Au début des années 20, Storyville a été démantelé, et le jazz s’impose peu à peu. Sam mène enfin la vie dont il rêvait : une jolie épouse, une petite maison, et un bon emploi de responsable d’étage aux grands magasins Krine, sur Canal Street. Mais sa vie bascule le jour où la petite Lily est enlevée : échouant à la sauver, Sam est licencié. Il décide d’en faire sa croisade personnelle et de retrouver l’enfant coûte que coûte : est-ce par intérêt, par culpabilité, ou par bonté d’âme ? Même Sam ne le sait pas vraiment… toujours est-il qu’il s’embarque sur l’Ambassador, un bateau d’excursion qui évolue sur le Mississippi, aux côtés des parents de Lily. L’enquête commence… Et le lecteur est plongé dans un monde de musique, de fête et de lumière, de beuveries sur le bateau, de bagarres et de jazz. Ce sont les années 20 qui se déploient dans toute leur splendeur. L’équipe du bateau exporte la mode exubérante de La Nouvelle Orléans dans des bleds perdus le long du fleuve, où le racisme et la violence sévissent encore bien trop souvent. Le bateau apporte la civilisation, la musique et la lumière à des villages presque sauvages : c’est une Louisiane farouche que nous dévoile Tim Gautreaux, une Louisiane vaguement rustre, faite de marécages, d’alambics et de villages isolés, avec de véritables zones de non-droit où évoluent les pires crapules. Sam va faire de drôles de rencontres le long du fleuve, sillonnant le Sud profond à la recherche de cette enfant perdue. Cette quête va l’amener à réfléchir à sa propre histoire, à ce massacre qui lui a enlevé ses proches quand il n’était qu’un nourrisson. Nos disparus est effectivement un roman qui parle de deuil : comment pleurer la perte d’êtres qu’on a à peine connus ? Sam souffre de n’avoir aucun souvenir de ses parents, mais n’en prend conscience que grâce à sa quête. Il sait que le temps est compté pour l’enfant : à trois ans et demi, Lily risque d’oublier bien vite ses parents, pour s’attacher à ses ravisseurs.

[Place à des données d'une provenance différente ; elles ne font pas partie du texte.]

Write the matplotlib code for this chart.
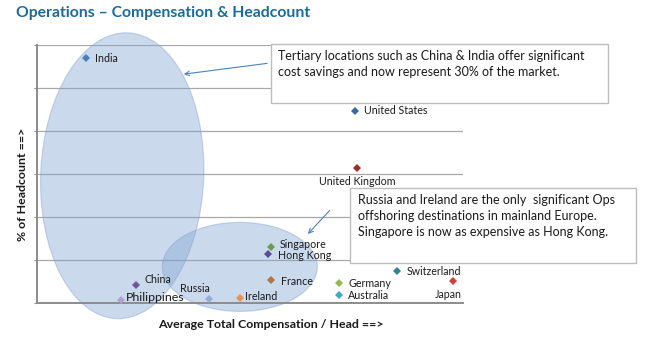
import matplotlib
matplotlib.use("Agg")
import matplotlib.pyplot as plt
from matplotlib.patches import Ellipse, Rectangle, FancyArrowPatch
from matplotlib.transforms import ScaledTranslation

plt.rcParams['font.family'] = ['Lato', 'DejaVu Sans']

# Locations: average total compensation per head vs. share of headcount
countries = ["India", "United States", "United Kingdom", "Singapore", "Hong Kong",
             "France", "China", "Philippines", "Russia", "Ireland",
             "Switzerland", "Germany", "Australia", "Japan"]
compensation = [11.5, 74.6, 75.2, 54.9, 54.3, 55.0, 23.2, 19.8, 40.4, 47.7,
                84.6, 70.9, 70.8, 97.6]
headcount = [28.45, 22.36, 15.73, 6.51, 5.66, 2.62, 2.09, 0.35, 0.52, 0.56,
             3.69, 2.36, 0.90, 2.56]
colors = ["#4A7EBB", "#3D68A6", "#9B2D2A", "#6E9B4E", "#5B4A94",
          "#B7743F", "#7157A0", "#B0A4CC", "#94AED4", "#E99252",
          "#2F8597", "#93B856", "#3FA8C4", "#D0413E"]
# label offset (points), horizontal alignment, font size
label_style = {
    "India": ((6.5, 0), "left", 7.7),
    "United States": ((6.5, 0), "left", 7.7),
    "United Kingdom": ((0, -10), "center", 7.7),
    "Singapore": ((6, 2), "left", 7.7),
    "Hong Kong": ((7, -0.5), "left", 7.7),
    "France": ((7, -0.5), "left", 7.7),
    "China": ((6, 4), "left", 7.7),
    "Philippines": ((3, 1.5), "left", 8.9),
    "Russia": ((-10, 7), "center", 7.7),
    "Ireland": ((3.5, 1), "left", 7.7),
    "Switzerland": ((6.5, -0.5), "left", 7.7),
    "Germany": ((6.5, -0.5), "left", 7.7),
    "Australia": ((6.5, -0.3), "left", 7.7),
    "Japan": ((-3, -9.5), "center", 7.7),
}

fig = plt.figure(figsize=(6.5, 3.38), dpi=100)
ax = fig.add_axes([37 / 650, 35 / 338, 426 / 650, 258 / 338])
ax.set_xlim(0, 100)
ax.set_ylim(0, 30)
ax.set_yticks([0, 5, 10, 15, 20, 25, 30])
ax.set_yticklabels([])
ax.set_xticks([])
ax.tick_params(axis='y', length=2.5, width=0.8, color="#8C8C8C", direction='out')
ax.grid(axis='y', color="#A8A8A8", linewidth=0.9)
ax.set_axisbelow(True)
for side in ("top", "right"):
    ax.spines[side].set_visible(False)
for side in ("left", "bottom"):
    ax.spines[side].set_color("#8C8C8C")
    ax.spines[side].set_linewidth(1.4)

# Highlight regions (sizes in inches, anchored at data points)
def region(cx, cy, w, h, angle):
    tr = fig.dpi_scale_trans + ScaledTranslation(cx, cy, ax.transData)
    e = Ellipse((0, 0), w, h, angle=angle, transform=tr, clip_on=False,
                facecolor="#7EA2D3", alpha=0.4, edgecolor="#7F9FCC",
                linewidth=0.9, zorder=2)
    ax.add_patch(e)

region(20.0, 14.8, 1.63, 2.86, -2.3)
region(47.6, 4.2, 1.55, 0.89, 0)

for name, x, y, c in zip(countries, compensation, headcount, colors):
    ax.plot([x], [y], marker="D", markersize=3.6, color=c, mew=0,
            linestyle="none", zorder=4, clip_on=False)
    off, ha, fs = label_style[name]
    ax.annotate(name, (x, y), xytext=off, textcoords="offset points",
                ha=ha, va="center", fontsize=fs, color="#1A1A1A", zorder=5,
                annotation_clip=False)

# Callout boxes
def px(x, y):
    return x / 650, 1 - y / 338

def callout(x0, y0, x1, y1, lines, tx, ty):
    (fx0, fy1) = px(x0, y1)
    (fx1, fy0) = px(x1, y0)
    fig.patches.append(Rectangle((fx0, fy1), fx1 - fx0, fy0 - fy1,
                                 transform=fig.transFigure, facecolor="white",
                                 edgecolor="#BDBDBD", linewidth=1.0, zorder=6))
    fig.text(*px(tx, ty), "\n".join(lines), ha="left", va="top",
             fontsize=9.0, color="#1A1A1A", linespacing=1.45, zorder=7)

def arrow(x0, y0, x1, y1):
    fig.patches.append(FancyArrowPatch(px(x0, y0), px(x1, y1),
                                       transform=fig.transFigure,
                                       arrowstyle="->", mutation_scale=8,
                                       color="#4F81BD", linewidth=0.8, zorder=6))

callout(270.5, 44, 608, 102.5,
        ["Tertiary locations such as China & India offer significant",
         "cost savings and now represent 30% of the market."], 277.5, 49.5)
arrow(270, 63, 181, 74.5)

callout(350.5, 187.5, 635.5, 262.5,
        ["Russia and Ireland are the only  significant Ops",
         "offshoring destinations in mainland Europe.",
         "Singapore is now as expensive as Hong Kong."], 357.5, 193.5)
arrow(331.5, 208.5, 306, 236)

fig.text(*px(16, 13), "Operations \u2013 Compensation & Headcount", ha="left",
         va="center", fontsize=11.3, fontweight="bold", color="#1B6A9C")
fig.text(*px(271, 325), "Average Total Compensation / Head ==>", ha="center",
         va="center", fontsize=8.9, fontweight="bold", color="#1A1A1A")
fig.text(*px(22.7, 184), "% of Headcount ==>", ha="center", va="center",
         rotation=90, fontsize=8.9, fontweight="bold", color="#1A1A1A")

fig.savefig("out.png", dpi=100)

Nos disparus, contrairement à ce que l’on peut croire, n’est pas un roman policier : c’est bien davantage, un roman dense et complexe, qui allie l’enquête au roman à atmosphère. C’est également une véritable peinture sociologique qui nous montre un état en pleine mutation. En 1917, le français a été interdit dans les écoles, la Louisiane, trop fière, refusant de s’intégrer véritablement au pays auquel elle appartient pourtant dans les faits depuis 1803. Langue de la culture en Europe, le français est devenu celle des bouseux dans les bayous. Sam raconte ainsi sans concession : « l’instit me tapait dessus avec une baguette en bois quand je parlais français. Même pour un seul mot. » (p. 440) Un peu avant, un homme se moque de son accent et lui demande de parler son « patois ». Sam s’exécute. L’Américain commente : « on dirait un singe avec des olives plein la bouche ! » (p. 353). La Louisiane est donc en train de s’américaniser : aujourd’hui, on ne peut s’empêcher d’être surpris quand, à La Nouvelle Orléans, on peine à trouver quiconque parlant encore français : il faut pour cela s’enfoncer vers l’est, vers Lafayette. Mais c’est une autre histoire. Cette identité de cajun colle à la peau de Sam : il cherche pourtant à s’en détacher. Une belle métaphore de la situation en Louisiane à l’époque…
Le récit est parfois brutal, on découvre un monde implacable, parfois terrible. Mais Sam, bon et courageux, sans être pour autant lisse, essaie de faire les bons choix : il se trompe parfois, mais, tenace, continue de se battre. S’il se sent parfois impuissant, il est astucieux et intègre. Son enquête déterminée et ses sessions sur le bateau aux côtés d’un équipage haut en couleur (le sympathique Charlie, M. Brandywine, les parents et le frère de Lily…) nous le rendent très humain, tangible. C’est un roman délicieusement dense, dans lequel on s’immerge avec grand plaisir. Du grand art.
Quant à La Nouvelle Orléans… eh bien, on ne s’en lasse pas !
Ce bouquin cumule quand même les thèmes attirants. J’adore les années 20, j’aime la litté américaine, le petit côté enquête est un plus intéressant et le côté humain est définitivement attrayant. 🙂
Fonce Lelf, tu ne le regretteras pas ! 😉
Il me tente beaucoup celui-là ! Il faut absolument que je le lise !
Oui, il faut, c’est du grand art !
J’ai déjà aimé son premier roman publié l’an passé en France, « Le dernier arbre », alors celui-ci, pas de doute, il me plaira.